While the recent rapid response networks can be traced to the George Floyd protests in 2020, locals tell me that it’s also just Minnesota. The cold climate and a long history of labor organizing means that people in the Midwestern state tend to take care of each other: if your car breaks down in the cold, people stop and help you simply because they don’t want you to freeze. Minnesota’s long history of organizing goes back to the 1850s in St. Paul, when tailors carried out the first known strike in the state and printers organized the first union. The radical labor movement emerged in Minneapolis in the early 1900s, and in 1968, the American Indian Movement was founded in the city. More recently, during the height of the COVID-19 pandemic, Minneapolis residents built networks of mutual aid to help out people whom government structures were not helping—by doing simple things like food delivery.
Zach D. Roberts
A rapid responder talks with a federal agent in a vehicle on February 9, 2026. The conversation went from jovial mocking to yelling “ICE out” as the officer tried to claim that he was helping the community.
Community members patrol their neighborhoods on foot, watching for ICE presence (known as patrollers) and in cars (known as commuters) using the cellphone app Signal, an encrypted messaging tool, to communicate with neighbors about what they see. They pay special attention to suspicious vehicles, reporting to their Signal chatgroup the license plates and descriptions of the cars, usually SUVs with tinted windows and drivers who are masked. People responding from their homes use decentralized, crowdsourced databases created by organizers that list ICE license plates to help identify the vehicles in which ICE agents are riding. They then disseminate a warning to other responders on the street, who in turn use their whistles to warn the neighborhood that ICE agents are patrolling. Nearby drivers often start honking their car horns as well.
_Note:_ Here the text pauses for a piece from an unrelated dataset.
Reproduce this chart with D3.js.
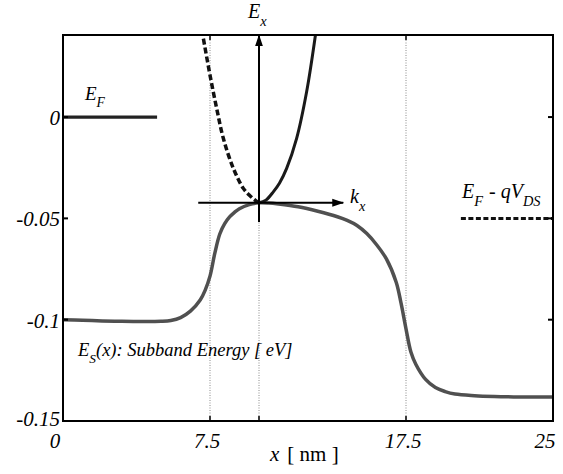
<!DOCTYPE html>
<html>
<head>
<meta charset="utf-8">
<script src="https://cdn.jsdelivr.net/npm/d3@7"></script>
<style>
  html, body { margin: 0; padding: 0; background: #fff; }
  svg { display: block; }
</style>
</head>
<body>
<svg id="chart" width="563" height="474" font-family="'Liberation Serif', 'Times New Roman', Times, serif"></svg>
<script>
// ---------------- data ----------------
const xDomain = [0, 25];
const yDomain = [-0.15, 0.0405];

const xTicks = [0, 7.5, 10, 17.5, 25];
const xTickLabels = ["0", "7.5", "", "17.5", "25"];
const yTicks = [0, -0.05, -0.1, -0.15];
const yTickLabels = ["0", "-0.05", "-0.1", "-0.15"];
const rightTicks = [0, -0.05, -0.1];
const topTicks = [7.5, 10, 17.5];

const guideX = [7.5, 10, 17.5];

// subband energy profile E_S(x) [eV]
const subbandX = [0, 1, 2, 3, 4, 5, 5.5, 6, 6.5, 7, 7.25, 7.5, 7.75, 8, 8.25, 8.5, 8.75, 9, 9.5, 10,
  10.5, 11, 12, 13, 14, 14.5, 15, 15.5, 16, 16.5, 17, 17.25, 17.5, 17.75, 18, 18.5, 19, 19.5, 20, 21, 22, 23, 24, 25];
const subbandE = [-0.1, -0.1003, -0.1006, -0.1008, -0.1009, -0.1008, -0.1004, -0.099, -0.0958, -0.0903, -0.0855,
  -0.0785, -0.067, -0.0577, -0.0526, -0.0493, -0.047, -0.0452, -0.0432, -0.0423,
  -0.0424, -0.0429, -0.0443, -0.0465, -0.0492, -0.051, -0.0535, -0.0575, -0.063, -0.07, -0.0815, -0.092,
  -0.1045, -0.116, -0.122, -0.1295, -0.1335, -0.1355, -0.1367, -0.1375, -0.1379, -0.1381, -0.1382, -0.1382];

// dispersion (solid, right branch)
const dispSolidX = [10, 10.35, 10.73, 11.05, 11.41, 11.92, 12.43, 12.88];
const dispSolidE = [-0.0423, -0.041, -0.0369, -0.0325, -0.0253, -0.0105, 0.0125, 0.0405];
// dispersion (dashed, left branch)
const dispDashX = [10, 9.8, 9.5, 9.2, 8.69, 8.18, 7.84, 7.5, 7.13];
const dispDashE = [-0.0423, -0.041, -0.0385, -0.0352, -0.0253, -0.0105, 0.0043, 0.0207, 0.0405];

// Fermi levels
const fermiSourceX = [0, 4.8];
const fermiSourceE = [0, 0];
const fermiDrainX = [20.3, 25];
const fermiDrainE = [-0.05, -0.05];

// k-E axes (arrows)
const kAxisX = [6.9, 14.3];
const kAxisE = [-0.0423, -0.0423];
const eAxisX = [10, 10];
const eAxisE = [-0.0518, 0.0403];

// ---------------- drawing ----------------
const W = 563, H = 474;
const m = { left: 63, right: 10, top: 35, bottom: 53 };
const svg = d3.select("#chart");

const x = d3.scaleLinear().domain(xDomain).range([m.left, W - m.right]);
const y = d3.scaleLinear().domain(yDomain).range([H - m.bottom, m.top]);

const defs = svg.append("defs");
defs.append("clipPath").attr("id", "plotclip")
  .append("rect").attr("x", m.left).attr("y", m.top)
  .attr("width", W - m.left - m.right).attr("height", H - m.top - m.bottom);
defs.append("marker").attr("id", "arrow")
  .attr("viewBox", "0 0 12 10").attr("refX", 11).attr("refY", 5)
  .attr("markerWidth", 12).attr("markerHeight", 10)
  .attr("markerUnits", "userSpaceOnUse").attr("orient", "auto")
  .append("path").attr("d", "M0,1 L12,5 L0,9 Z").attr("fill", "#000");

const g = svg.append("g").attr("clip-path", "url(#plotclip)");

// dotted guides
g.selectAll(".guide").data(guideX).enter().append("line")
  .attr("x1", d => x(d)).attr("x2", d => x(d))
  .attr("y1", y(yDomain[0])).attr("y2", y(yDomain[1]))
  .attr("stroke", "#8a8a8a").attr("stroke-width", 1).attr("stroke-dasharray", "1,1.5");

const line = d3.line().x(d => x(d[0])).y(d => y(d[1]));

// subband curve
g.append("path")
  .datum(d3.zip(subbandX, subbandE))
  .attr("d", line.curve(d3.curveCatmullRom.alpha(0.5)))
  .attr("fill", "none").attr("stroke", "#505050").attr("stroke-width", 3.5);

// Fermi levels
g.append("path").datum(d3.zip(fermiSourceX, fermiSourceE))
  .attr("d", d3.line().x(d => x(d[0])).y(d => y(d[1])))
  .attr("fill", "none").attr("stroke", "#222").attr("stroke-width", 3.2);
g.append("path").datum(d3.zip(fermiDrainX, fermiDrainE))
  .attr("d", d3.line().x(d => x(d[0])).y(d => y(d[1])))
  .attr("fill", "none").attr("stroke", "#111").attr("stroke-width", 3)
  .attr("stroke-dasharray", "5,2.5");

// arrows
svg.append("path").datum(d3.zip(kAxisX, kAxisE))
  .attr("d", d3.line().x(d => x(d[0])).y(d => y(d[1])))
  .attr("stroke", "#000").attr("stroke-width", 2).attr("marker-end", "url(#arrow)");
svg.append("path").datum(d3.zip(eAxisX, eAxisE))
  .attr("d", d3.line().x(d => x(d[0])).y(d => y(d[1])))
  .attr("stroke", "#000").attr("stroke-width", 2).attr("marker-end", "url(#arrow)");

// dispersion curves
g.append("path").datum(d3.zip(dispSolidX, dispSolidE))
  .attr("d", d3.line().x(d => x(d[0])).y(d => y(d[1])).curve(d3.curveCatmullRom.alpha(0.5)))
  .attr("fill", "none").attr("stroke", "#1a1a1a").attr("stroke-width", 3);
g.append("path").datum(d3.zip(dispDashX, dispDashE))
  .attr("d", d3.line().x(d => x(d[0])).y(d => y(d[1])).curve(d3.curveCatmullRom.alpha(0.5)))
  .attr("fill", "none").attr("stroke", "#111").attr("stroke-width", 3.5)
  .attr("stroke-dasharray", "6,3");

// frame
svg.append("rect").attr("x", m.left).attr("y", m.top)
  .attr("width", W - m.left - m.right).attr("height", H - m.top - m.bottom)
  .attr("fill", "none").attr("stroke", "#000").attr("stroke-width", 2);

// ticks (inward)
const tk = 5;
svg.selectAll(".ytick").data(yTicks).enter().append("line")
  .attr("x1", m.left).attr("x2", m.left + tk)
  .attr("y1", d => y(d)).attr("y2", d => y(d)).attr("stroke", "#000").attr("stroke-width", 2);
svg.selectAll(".rtick").data(rightTicks).enter().append("line")
  .attr("x1", W - m.right).attr("x2", W - m.right - tk)
  .attr("y1", d => y(d)).attr("y2", d => y(d)).attr("stroke", "#000").attr("stroke-width", 2);
svg.selectAll(".xtick").data(xTicks).enter().append("line")
  .attr("x1", d => x(d)).attr("x2", d => x(d))
  .attr("y1", H - m.bottom).attr("y2", H - m.bottom - tk).attr("stroke", "#000").attr("stroke-width", 1.5);
svg.selectAll(".ttick").data(topTicks).enter().append("line")
  .attr("x1", d => x(d)).attr("x2", d => x(d))
  .attr("y1", m.top).attr("y2", m.top + tk).attr("stroke", "#000").attr("stroke-width", 1.5);

// tick labels
const tickFont = 21;
svg.selectAll(".ylab").data(yTicks).enter().append("text")
  .attr("x", m.left - 3).attr("y", (d, i) => y(d) + (i === yTicks.length - 1 ? 5 : 8))
  .attr("text-anchor", "end").attr("font-size", tickFont).attr("font-style", "italic")
  .text((d, i) => yTickLabels[i]);
svg.selectAll(".xlab").data(xTicks).enter().append("text")
  .attr("x", (d, i) => x(d) + (i === 0 ? -8 : (i === xTicks.length - 1 ? -8 : -3)))
  .attr("y", H - m.bottom + 27)
  .attr("text-anchor", "middle").attr("font-size", tickFont).attr("font-style", "italic")
  .text((d, i) => xTickLabels[i]);

// x-axis title
const xt = svg.append("text").attr("x", 270).attr("y", 461).attr("font-size", 21);
xt.append("tspan").attr("font-style", "italic").text("x");
xt.append("tspan").attr("dx", 8).text("[ nm ]");

// annotation helper: main text + subscript
function label(px, py, size, parts) {
  const t = svg.append("text").attr("x", px).attr("y", py)
    .attr("font-size", size).attr("font-style", "italic");
  let sub = false;
  parts.forEach(p => {
    const s = t.append("tspan").text(p.t);
    if (p.sub && !sub) { s.attr("dy", size * 0.38).attr("font-size", size * 0.72); sub = true; }
    else if (p.sub) { s.attr("font-size", size * 0.72); }
    else if (!p.sub && sub) { s.attr("dy", -size * 0.38); sub = false; }
    if (p.dx) s.attr("dx", p.dx);
  });
  return t;
}

label(x(10) - 11, 18, 20, [{ t: "E" }, { t: "x", sub: true }]);
label(85, 100, 19, [{ t: "E" }, { t: "F", sub: true }]);
label(350, 203, 20, [{ t: "k" }, { t: "x", sub: true }]);
label(462, 198, 20, [{ t: "E" }, { t: "F", sub: true }, { t: " - qV", dx: 1 }, { t: "DS", sub: true }]);
label(78, 356, 18.5, [{ t: "E" }, { t: "S", sub: true }, { t: "(x): Subband Energy [ eV]" }]);
</script>
</body>
</html>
The agents usually stay in their cars with the windows rolled up—but they will occasionally roll down the window to antagonize the responders. But they usually don’t last long against these whistling Minnesotans.
Zach D. Roberts
Hot Plate, a small breakfast restaurant in the Nokomis neighborhood of Minneapolis, is one of many local businesses throughout the city that have placed signs on their doors warning federal agents they are not allowed inside, pictured here on February 6, 2026.
Zach D. Roberts
Throughout the city, signs have been posted protesting the presence of ICE and demanding that federal agents leave the city, as pictured here on February 6, 2026. Some of these are homemade while others are printed by local designers and artists.
Zach D. Roberts
Residents of Minneapolis use shopping carts, chairs, and other found items to block the passage of ICE vehicles through their neighborhood on February 7, 2026.
Protesters have attempted to restrict the movements of federal agents throughout their city with filter blockades. Often by lining up wooden pallets, trash cans, protest signs, shopping carts, and traffic cones, while congregating in between these barricades. The idea is to avoid blocking off an entire neighborhood or even a main thoroughfare, but to slow down all traffic in an effort to see who is traveling through the community. Most cars are allowed to pass through similar to a normal roundabout, but if it’s a confirmed ICE vehicle they are blocked with chairs and other assorted items placed in front of their vehicles. It doesn’t stop them completely, but it does slow them down and it makes them spend time when they could otherwise have been harassing residents. The car I was traveling in fit that description—we weren’t stopped after we simply rolled down our windows to show that we were not federal agents.
Zach D. Roberts
Minneapolis police officers have consistently dismantled the filter blockades, as pictured here on February 7, 2026.
Zach D. Roberts
Militarized and masked, ICE and CPB agents menace a neighborhoods in Minneapolis on January 14, 2026.
Though hundreds of the federal agents are now leaving Minneapolis (leaving hundreds more still in the city), they aren’t heading home—they’re going to other cities. The next wave of Donald Trump’s deportation blitz likely will not look like hundreds of troops mobilizing in one major city, but rather dozens of agents in multiple smaller cities and towns around the country. Since the announcement of the drawdown, organizers in Minneapolis have been reaching out to other communities across the country, inviting them to learn from and replicate their tactics.